Every year, from February to March, it therefore comes as a pleasant surprise to observe the arrival of spring ephemerals, in the form of plum blossoms. You know from experience that there are these tiny and lovely blooms in early spring. And yet, you have forgotten about it, and it is with a shock to observe the manifestations of life on the seemingly lifeless boughs of plum trees.
It is priceless to be thus taken unawares by surprise, in a ritual of life repeated every year, celebrating the continuation of the world as we know it.

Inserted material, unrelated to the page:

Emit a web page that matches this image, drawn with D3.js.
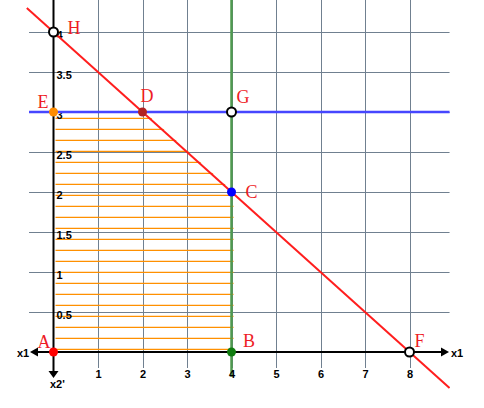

Plum blossoms, red and white, in the Yugawara district. Beginning of March, 2010.

7 comments:

Anonymous said...

oh Mogi, so beautiful photo! THX!

Junko said...

While walking I enjoyed watching plum blossoms which towarded to the end though.
Cherry trees have already prepared
to be appreciated by people.
Time flies.I would like to keep in mind every encounter.

SHINICHI IKEDA said...

I read the letters on Chuo Kouron between you and the honorary president of Soka Gakkai, Daisaku Ikeda. I appreciate your courage to try to break the status quo of the relationship between science and religion. If anything could be solved by science, then courage would be no use, since we could anticipate what to happen. Without any specific reason, I feel that the less courage I have, the more I am likely to be unhappy. Maybe it has something to do with the fact that a man of no courage is similar to a machine; both of them are passive and uncreative. On the relationship among science, religion, and poem, Shuichi Kato wrote that poem and religion might be annihilated by science, but not vice versa. If men got more information but courage with scientific and rational attitude toward the world and our being,that would not be the fault of science. Science and religious belief are neither right nor evil per se.

Yuzu said...

Dear:Mr.Mogi
How many times can you remind this season?
I will sleep with beautiful scent tonight.
Thank you very much.

You know,your picture with high school uniform is beautiful. I think your expression is like Einstein.

Anonymous said...

>a man of no courage is similar to a machine; both of them are passive and uncreative

My intuitive view through my personal experience is that there are those who do not take the risks for change not because they are less courageous, but merely because they are much happier and more comfortable maintaining the routine of what they have always done, whereby any changes made to their daily routine will be stressful and damaging for them. In short, I believe those who do not belong in this category "cry(in its broadest term of the word)" primarily because they want "change(in its broadest term of the word)". I am hopeful that someday the fundamentally polarized natures of people and their extreme perceptions towards the contrasts of "routine/status quo/conservatism vs change/innovation/liberalism" can be explained scientifically, eventually revealing what human nature as it concerns abstract conceptualizations such as love, religion, poetry, art etc is all about and why. My problem with many of us here in Japan is that we seem to be just "floating" in the meantime indifferent to any humanistic activities which are driven by such fundamental and universal contrasts seen elsewhere in the world, seemingly justifying ourselves with one singular subconsicous delusional conceptualization; that we are one people sailing together on the same ship, isolated from others.
SK

Anonymous said...

>a man of no courage is similar to a machine; both of them are passive and uncreative


May I ask .. how about woman ..? or the term man can simply be replaced by the word human?

SHINICHI IKEDA said...

I used the term "a man" to mean a human being, regardless male or female.